Didn't anybody learn from the Bayou Capital bust?
It's just like the TARP money.
Everything goes to hell, so the government throws in some money, hoping to tide the banks over until things get better. This makes the banks look good, causing folks to trust their money to the banks.
Two outcomes:
(1) The banks pull through, and we all end up being grateful for the TARP money.
or
(2) Like a Ponzi scheme, the TARP money makes the banks look better than they actually are. Eventually the collapse, taking out more innocents [more likely].
The epitome of Wall Street:
YouTube -
Couldn't find the clip for the most intense scene of Wall Street but Martin Sheen's quote as father Carl Fox sums it up:
"What you see is a guy who never measured a man's success by the size of his WALLET!"
May more perp walks follow this one
Regarding the $17 billion versus $50 billion number, the rumor is that Madoff had major funds under management that were not under an advisory contract and not reported to the SEC. The $50 billion number may be accurate, and might even be a bit low, and the number of investors might be far higher than the 15 or so reported to the SEC.
Moral of the story: never, ever give money to another person to be invested without an advisory contract and without transparency into what they will be doing with it.
Madoff is an enemy combatant.
Gitmo.
50 Billion Ponzi? Does not even come close to the congressional Ponzi.
Pleeaase
I can't believe it. How did the SEC let this happen!
About 1990 Stotler and Co. went bankrupt and I had just become a Commodity Trading Advisor there. I had about $25,000 in managed money. Within a week, the CFTC audited me.

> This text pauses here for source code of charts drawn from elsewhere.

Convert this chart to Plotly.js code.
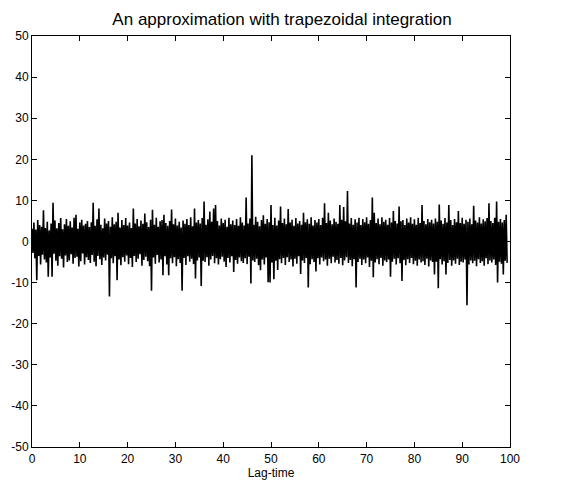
<!DOCTYPE html>
<html>
<head>
<meta charset="utf-8">
<script src="https://cdn.plot.ly/plotly-3.0.1.min.js"></script>
<style>html,body{margin:0;padding:0;background:#fff;}#chart{width:568px;height:480px;}</style>
</head>
<body>
<div id="chart"></div>
<script>
// Lag-time sampling of the series: start and step (used as Plotly x0/dx)
const lagStart = 0;
const lagStep = 0.2;

// Values, one every 0.2 lag-time
// (the dense trace alternates between its upper and lower excursions)
const approxValues = [
  3.1, -2.8, 4.6, -4.1, 2.9, -9.4, 5.2, -3.5, 4.0, -5.6, 3.6, -3.2, 7.6, -4.4, 3.3, -5.1, 4.8, -8.6, 2.7, -3.9,
  4.4, -8.6, 9.4, -3.0, 5.1, -4.7, 3.2, -5.9, 4.5, -3.6, 5.7, -4.2, 3.0, -6.3, 4.2, -3.4, 5.5, -5.0, 3.8, -4.6,
  4.9, -3.1, 3.4, -5.4, 5.8, -4.0, 6.5, -3.7, 3.1, -6.1, 4.6, -4.8, 5.3, -2.9, 3.9, -5.6, 4.3, -3.8, 5.0, -4.5,
  3.5, -5.2, 4.7, -3.3, 9.4, -4.9, 3.8, -6.0, 5.4, -3.5, 8.0, -4.3, 4.1, -5.7, 3.2, -3.9, 5.6, -4.6, 4.4, -3.2,
  5.0, -13.4, 3.6, -4.1, 5.9, -5.3, 4.2, -3.6, 4.8, -9.4, 7.0, -4.4, 3.4, -5.8, 5.2, -3.8, 4.0, -4.9, 5.7, -3.4,
  3.9, -5.5, 4.6, -4.0, 3.3, -6.2, 8.0, -3.5, 4.4, -5.0, 5.5, -4.2, 3.7, -3.1, 5.1, -5.9, 4.3, -4.5, 6.8, -3.7,
  4.7, -4.8, 3.5, -6.0, 5.3, -12.0, 7.7, -3.9, 4.1, -5.4, 5.8, -3.3, 3.6, -5.1, 4.9, -4.4, 5.2, -8.2, 6.5, -3.6,
  4.5, -5.6, 3.8, -8.2, 5.0, -4.1, 7.8, -5.3, 4.2, -3.8, 5.6, -6.0, 3.9, -4.3, 4.8, -5.2, 3.4, -12.0, 5.1, -4.0,
  4.3, -5.7, 5.5, -3.6, 4.0, -4.9, 5.9, -4.2, 3.7, -5.5, 8.0, -9.0, 4.6, -4.6, 5.2, -3.9, 4.4, -10.8, 5.7, -4.7,
  9.7, -5.0, 4.1, -3.8, 5.4, -5.9, 7.3, -4.4, 4.8, -3.5, 8.0, -5.3, 8.9, -4.1, 5.0, -5.6, 3.9, -4.3, 5.6, -3.7,
  4.5, -4.9, 5.3, -6.2, 3.6, -4.0, 5.8, -5.1, 4.2, -3.6, 5.1, -7.4, 4.0, -4.5, 5.5, -5.4, 3.8, -3.9, 5.9, -4.8,
  4.6, -5.2, 3.9, -4.1, 10.7, -5.5, 4.4, -3.7, 5.6, -10.2, 21.0, -4.6, 4.1, -5.0, 6.0, -4.2, 4.8, -5.8, 3.7, -7.0,
  5.2, -4.4, 6.4, -5.6, 4.3, -3.9, 5.5, -9.9, 4.7, -10.0, 8.9, -5.1, 4.0, -9.2, 5.8, -4.7, 3.9, -6.9, 5.1, -4.3,
  8.5, -5.3, 4.5, -4.0, 5.6, -5.7, 4.2, -3.8, 7.9, -5.0, 4.6, -4.4, 5.3, -6.1, 3.8, -4.2, 5.7, -5.4, 4.4, -3.6,
  5.0, -7.9, 4.1, -4.6, 7.0, -5.2, 4.7, -4.0, 5.4, -11.2, 4.3, -5.5, 5.9, -4.3, 3.9, -5.0, 5.2, -7.3, 4.6, -4.1,
  5.5, -5.6, 4.0, -3.9, 5.8, -4.8, 9.3, -4.4, 4.5, -5.9, 7.0, -4.2, 5.1, -5.3, 4.2, -3.7, 5.6, -5.1, 4.8, -4.5,
  4.3, -5.4, 8.9, -4.0, 5.3, -5.8, 8.4, -4.6, 4.9, -3.8, 12.3, -5.2, 4.4, -4.5, 5.7, -6.0, 4.1, -4.3, 5.4, -11.2,
  4.6, -5.0, 5.8, -4.2, 4.0, -5.7, 5.5, -4.4, 4.7, -5.3, 5.9, -3.9, 4.3, -6.2, 5.2, -4.7, 10.7, -8.7, 7.0, -5.1,
  4.5, -4.3, 5.6, -5.5, 4.2, -4.0, 5.9, -5.9, 4.8, -4.6, 5.3, -5.0, 4.1, -4.4, 5.7, -8.6, 4.6, -4.9, 7.4, -4.2,
  5.0, -5.6, 4.4, -4.1, 8.5, -5.3, 4.9, -9.6, 5.2, -4.5, 4.0, -5.8, 5.6, -4.3, 4.6, -5.2, 5.9, -4.0, 4.3, -5.5,
  5.4, -4.7, 4.1, -5.9, 5.8, -4.4, 4.5, -5.1, 8.9, -4.8, 5.0, -5.7, 4.2, -4.2, 5.5, -6.1, 4.7, -4.6, 5.3, -5.0,
  4.4, -8.0, 5.6, -4.9, 4.8, -11.4, 9.0, -4.3, 5.1, -5.6, 4.3, -4.8, 5.7, -8.0, 4.6, -5.2, 8.9, -4.5, 5.2, -5.9,
  4.0, -4.6, 5.5, -5.4, 4.7, -4.2, 7.4, -5.7, 4.5, -4.9, 5.8, -5.1, 4.3, -4.4, 5.3, -15.5, 4.8, -5.6, 5.6, -4.6,
  4.2, -5.3, 8.7, -4.7, 5.1, -6.0, 4.6, -4.3, 5.9, -5.2, 4.4, -4.8, 5.4, -5.9, 4.9, -4.1, 5.7, -5.5, 9.3, -4.6,
  5.0, -5.1, 4.5, -4.4, 5.8, -5.7, 9.7, -10.0, 4.8, -4.9, 5.5, -5.4, 4.6, -8.0, 5.2, -4.7, 6.5, -5.2
];

// Axis ticks
const xTicks = [0, 10, 20, 30, 40, 50, 60, 70, 80, 90, 100];
const yTicks = [-50, -40, -30, -20, -10, 0, 10, 20, 30, 40, 50];

const titleText = 'An approximation with trapezoidal integration';
const xTitle = 'Lag-time';

const fontFam = '"Liberation Sans", Arial, Helvetica, sans-serif';

const trace = {
  type: 'scatter',
  mode: 'lines',
  x0: lagStart,
  dx: lagStep,
  y: approxValues,
  line: {color: '#000000', width: 1.6},
  hoverinfo: 'skip'
};

const axisCommon = {
  showgrid: false,
  zeroline: false,
  showline: true,
  linecolor: '#000',
  linewidth: 1,
  mirror: 'ticks',
  ticks: 'inside',
  ticklen: 5,
  tickwidth: 1,
  tickcolor: '#000',
  tickfont: {family: fontFam, size: 12, color: '#000'},
  tickmode: 'array'
};

const layout = {
  width: 568,
  height: 480,
  margin: {l: 32, r: 58, t: 36, b: 33, pad: 0},
  paper_bgcolor: '#fff',
  plot_bgcolor: '#fff',
  showlegend: false,
  font: {family: fontFam, size: 12, color: '#000'},
  title: {
    text: titleText,
    font: {family: fontFam, size: 17, color: '#000'},
    x: 282/568, xref: 'container', xanchor: 'center',
    y: 1 - 19/480, yref: 'container', yanchor: 'middle'
  },
  xaxis: Object.assign({}, axisCommon, {
    range: [0, 100],
    tickvals: xTicks,
    ticktext: xTicks.map(String),
    ticklabelstandoff: 1,
    title: {text: xTitle, font: {family: fontFam, size: 12, color: '#000'}, standoff: 1}
  }),
  yaxis: Object.assign({}, axisCommon, {
    range: [-50, 50],
    tickvals: yTicks,
    ticktext: yTicks.map(String)
  })
};

Plotly.newPlot('chart', [trace], layout, {displayModeBar: false, staticPlot: true});
</script>
</body>
</html>
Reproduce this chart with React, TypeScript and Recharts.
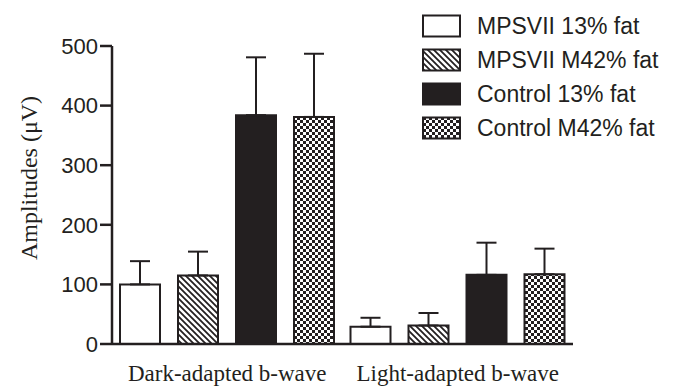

Oh, wait, I forgot. That was before Bush gutted all the government agencies which did oversight...
He's responsible so shouldn't he have to pony up the losses his neglect caused...?
The contrast between this story and the auto bailout is going to raise some hackles. Madoff defrauded his clients of more than three times the amount that was on the table for the Big Two.
What's interesting is that he left the court immediately, after signing for 10 million $ bail. What damage can he make anyhow?
lets say you've got a million dollars, if you're careful you can retire on that. a billion is a thousand people, 50 billion is only 50,000 people. if madoff laundered it, and I've no reason to doubt that he did, it would make him one of the richest men in the world - yet even he could'nt save gm singlehanded. crazy shit I tell ya
where is hollywood in all this. why are not they making movies about this. this is cool shit.
Anonymous | 12.12.08 - 1:46 am |
Thanks for the link!
If any of you smart people are still reading this comment thread, would you please shed some light on rule 11.E(2) since Mr. Madoff has been censured and find for violation twice in the last 3 years?
2005: 7. Describe the allegations related to this regulatory action (your response must fit within the space provided):
SEC RULE 11AC1-4 - THE FIRM FAILED TO DISPLAY IMMEDIATELY CUSTOMER LIMIT ORDERS IN NASDAQ SECURITIES IN ITS PUBLIC QUOTATION, WHEN EACH SUCH ORDER WAS AT A PRICE THAT WOULD HAVE IMPROVED THE FIRM'S BID OR OFFER IN EACH SUCH SECURITY; OR WHEN THE ORDER WAS PRICED EQUAL TO THE FIRM'S BID OR OFFER AND THE NATIONAL BEST BID OR OFFER FOR EACH SECURITY, AND THE SIZE OF THE ORDER REPRESENTED MORE THAN A DE MINIMUS CHANGE IN RELATION TO THE SIZE ASSOCIATED WITH THE FIRM'S BID OR OFFER IN EACH SECURITY
2007:7. Describe the allegations related to this regulatory action (your response must fit within the space provided):
THE FIRM SUBMITTED AN AWC THAT WAS ACCEPTED BY THE NASD FOR VIOLATIONS OF LIMIT ORDER DISPLAY AND LIMIT ORDER PROTECTION.
Are these pretty common or a big deal?
Thank you.
OMFG. Unbelievable. Been in business for 48 years. The SEC is completely asleep at the switch.